Boring machines broke through today at the opposite end of a 35.4 mile tunnel in the Alps, creating the world’s longest tunnel in Switzerland and taking the title away from Japan. While this is a feat of engineering (allowing high speed trains to carry cargo under the mountains rather than have it be shipped on trucks over the Alps), it is also interesting to read about the emotional responses people are having:
Trumpets sounded, cheers reverberated and even burly workers wiped away tears as foreman Eduard Baer lifted a statue of Saint Barbara — the patron saint of miners — through a small hole in the enormous drilling machine thousands of feet (meters) underground in central Switzerland.
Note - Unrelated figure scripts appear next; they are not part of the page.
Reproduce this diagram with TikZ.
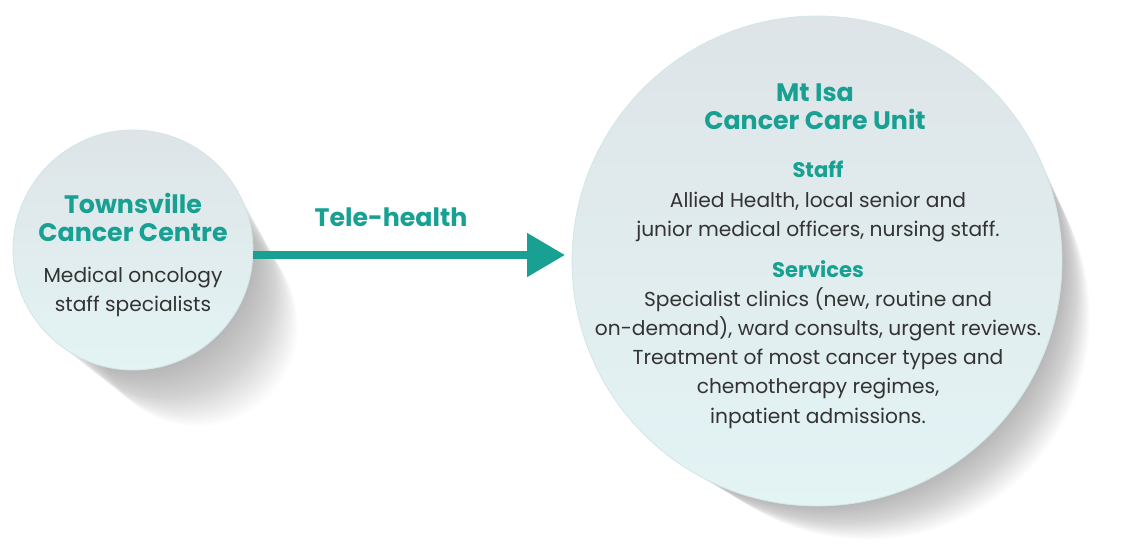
\documentclass[tikz,border=0pt]{standalone}
\usepackage{fontspec}
\setmainfont{Poppins}
\usetikzlibrary{positioning,arrows.meta,calc}

\begin{document}
\begin{tikzpicture}[x=0.02cm,y=-0.02cm,
  every node/.style={inner sep=0pt,align=center,text=bodytext},
  bubble/.style={circle,shading=axis,top color=bubtop,bottom color=bubbot,
    draw=bubrim,line width=0.5pt},
  head/.style={font=\fontsize{14.4}{16.2}\selectfont\bfseries,text=teal},
  sub/.style={font=\fontsize{12}{16.4}\selectfont\bfseries,text=teal},
  body/.style={font=\fontsize{11.5}{16.6}\selectfont}]

\definecolor{teal}{RGB}{24,160,146}
\definecolor{bodytext}{RGB}{51,51,51}
\definecolor{bubtop}{RGB}{222,228,231}
\definecolor{bubbot}{RGB}{227,244,245}
\definecolor{bubrim}{RGB}{212,230,232}

\useasboundingbox (0,0) rectangle (1121,553);

% ===================== SHADOWS =====================
\foreach \i in {1,...,28}{
  \fill[black,opacity=0.012] ($(133,250)+(\i*2.3,\i*2.7)$) circle[radius=2.4cm-\i*0.014cm];
  \fill[black,opacity=0.012] ($(817,261)+(\i*1.8,\i*2.0)$) circle[radius=4.9cm-\i*0.016cm];
}

% ===================== TOWNSVILLE =====================
\node[bubble,minimum size=4.8cm] (tv) at (133,250) {};
\node[head,anchor=base] (tvhead) at (133,242) {Townsville\\Cancer Centre};
\node[body,anchor=base] (tvbody) at (133,312) {Medical oncology\\staff specialists};

% ===================== MT ISA =====================
\node[bubble,minimum size=9.8cm] (mi) at (817,261) {};
\node[head,anchor=base] (mihead) at (815,130) {Mt Isa\\Cancer Care Unit};
\node[sub,anchor=base] (staff) at (818,178) {Staff};
\node[body,anchor=base] (staffbody) at (818,237) {Allied Health, local senior and\\junior medical officers, nursing staff.};
\node[sub,anchor=base] (serv) at (818,278) {Services};
\node[body,anchor=base] (servbody) at (818,423) {Specialist clinics (new, routine and\\on-demand), ward consults, urgent reviews.\\Treatment of most cancer types and\\chemotherapy regimes,\\inpatient admissions.};

% ===================== ARROW =====================
\coordinate (tip) at (565,255);
\draw[teal,line width=4.5pt,-{Triangle[length=21.5pt,width=23.8pt]}] (tv.east |- tip) -- (tip);
\node[head,anchor=base] (tele) at (391,227) {Tele-health};

\end{tikzpicture}
\end{document}
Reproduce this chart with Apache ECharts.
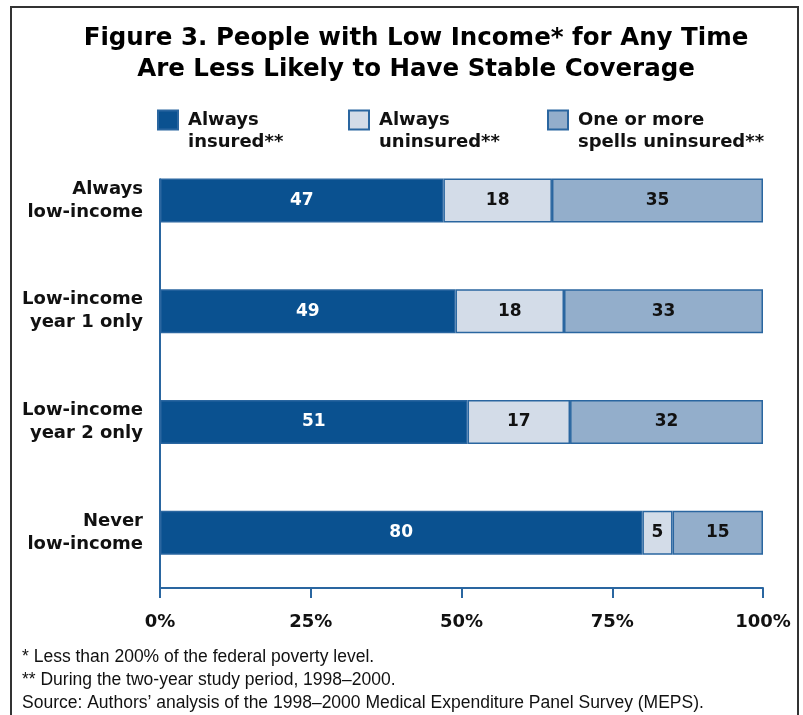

At that moment, a 35.4-mile (57-kilometer) tunnel was born, and the Alpine nation reclaimed the record from Japan’s Seikan Tunnel. Television stations across Europe showed the event live…
Peter Fueglistaler, director of the Swiss Federal Office of Transport, called Friday “a day of joy for Switzerland.”
“We are not a very emotional people but if we have the longest tunnel in the world, this also for us is very, very emotional” he told The Associated Press.
This project is not just a boon for business and the environment; it is seen as a testament to the will and determination of the Swiss. As a project that has been in the works for decades (with the referendum votes for funding taking place nearly two decades ago), to see the proverbial “light at the end of the tunnel” is a big accomplishment. This is cultural moment that will likely become part of the Swiss collective memory.
How might the response in the United States to such an engineering feat differ?